A big bank in Belgium failed, and now one in Iceland, too.

Thomas Basbøll said...

Yes, in Allen Verbatim he remains "on message" on Pound's view of usury and the banking system. But you're right, it's a summary of Pound's view (I thought that was explicit). Ginsberg shares the view.

I don't agree with you about the influence of Pound's monetary views on the Canto's. Economics is not a very "profound" science. I think Pound's accomplishment is to plumb the depths of economics. To move people, as he said, with such a "cold thing".

My point in these posts is that he is now in a position to say I told you so.

Pound's view, essentially a conspiracy theory, is not overly complicated but not "simplictic". It's (justified) paranoia seeks "the low down" as Cowley observed. Economic theory is overly complicated and difficult to understand because the finincial sector's practices are willfully obscure.

While it's impossible to deny that Pound himself was an anti-semite, his monetary theory is not. Nor is his view on usury. There is nothing anti-semitic about "With Usura". And it's a great poem (in both versions).

Kirby Olson said...

Oh no, of course it's anti-Semitic. He's writing in Italy which for centuries had outlawed usury among Catholics as a sin.

Only the Jews could lend, and hence they ran the banking industry.

It's meant as anti-Semitic.

Plus, he clearly hated the JEws, unless they happened to be his actual pals, which they were in some cases (Zukofsky).

Kirby Olson said...

The bailout failed, because Pelosi made a speech that made it look like the whole fault belonged to the Republicans, so about 13 votes on the Democratic side didn't come through, and now the Dow fell another 750 points (it feel about 650 after 9/11).

At any rate, on the other point, of Pound and Ginsberg, its odd that they could be on two opposite ends of the political spectrum and agree on banking.

Kirby Olson said...

Pound's position comes out of medieval Catholicism in which usury was banned by the church.

Or did it?

Williams has similar ideas of social credit.

I think the only one in that group that never thought about things like this was Marianne Moore. I don't think she ever talks about money, at least not int he abstract sense.

But I could be wrong.

Thomas Basbøll said...

Williams, yes. But he was not an anti-semite, was he? So social credit, at the very least, can be separated from anti-semitism.

To call Canto XVL anti-semtic, is roughly as silly as calling all criticism of the Bailout anti-semitic. This even though one need not doubt that, even today, anti-semites connect banking malfeasance with Jews. Pound may even have thought he sticking it to the Jews when he wrote XLV, but that can't be all that was on his mind.
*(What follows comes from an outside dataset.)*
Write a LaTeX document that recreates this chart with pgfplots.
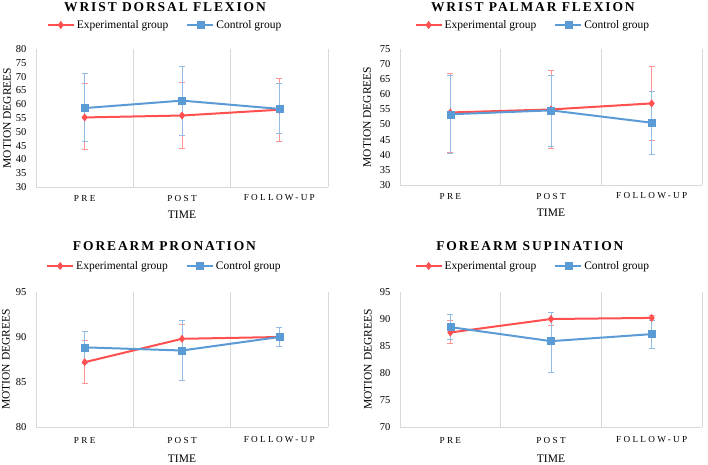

You can't get the soul right if you insist on disagreeing with the Catholics about everything. (I.e., you can neither reach a correct understanding of the soul nor perfect your own.)

The "oddness" you feel about E.P. and A.G. agreeing tells us something both about how important this banking issue is AND how inadequate the notion of a "political spectrum" (right-left) is for understanding politics.

Thomas Basbøll said...

Banking transcends political divisions (whether by party or by "spectrum"). I think the vote shows that pretty clearly.

A lot of economists were against the bailout. Ron Paul rocked on this: the bailout plan is immoral, unconstitutional, and bad economic policy.

And, "on the other side of the spectrum", Michael Moore called it a coup attempt (he's not the only one. Gerald Celente has said the same thing.)

I think there is some truth to the idea that what Paulson was proposing was theft. If they're going to print and spend $700B, they could put them directly into the economy in ways that will prevent the mortage holders from defaulting, not just prevent the bankers from taking a loss on those defaults. Some people are saying that those $700B will very likely be needed in the months to come, which is why they should not be handed over to Wall Street.

Also, home values need to fall, not be propped up. (Lesson from the depression.)

Thomas Basbøll said...

I lean strongly to something like Galbraith's plan. I don't know enough to make such a plan of course. I may write a post about it soon. Also, I've been enjoying Karl Denninger's take on all this immensely.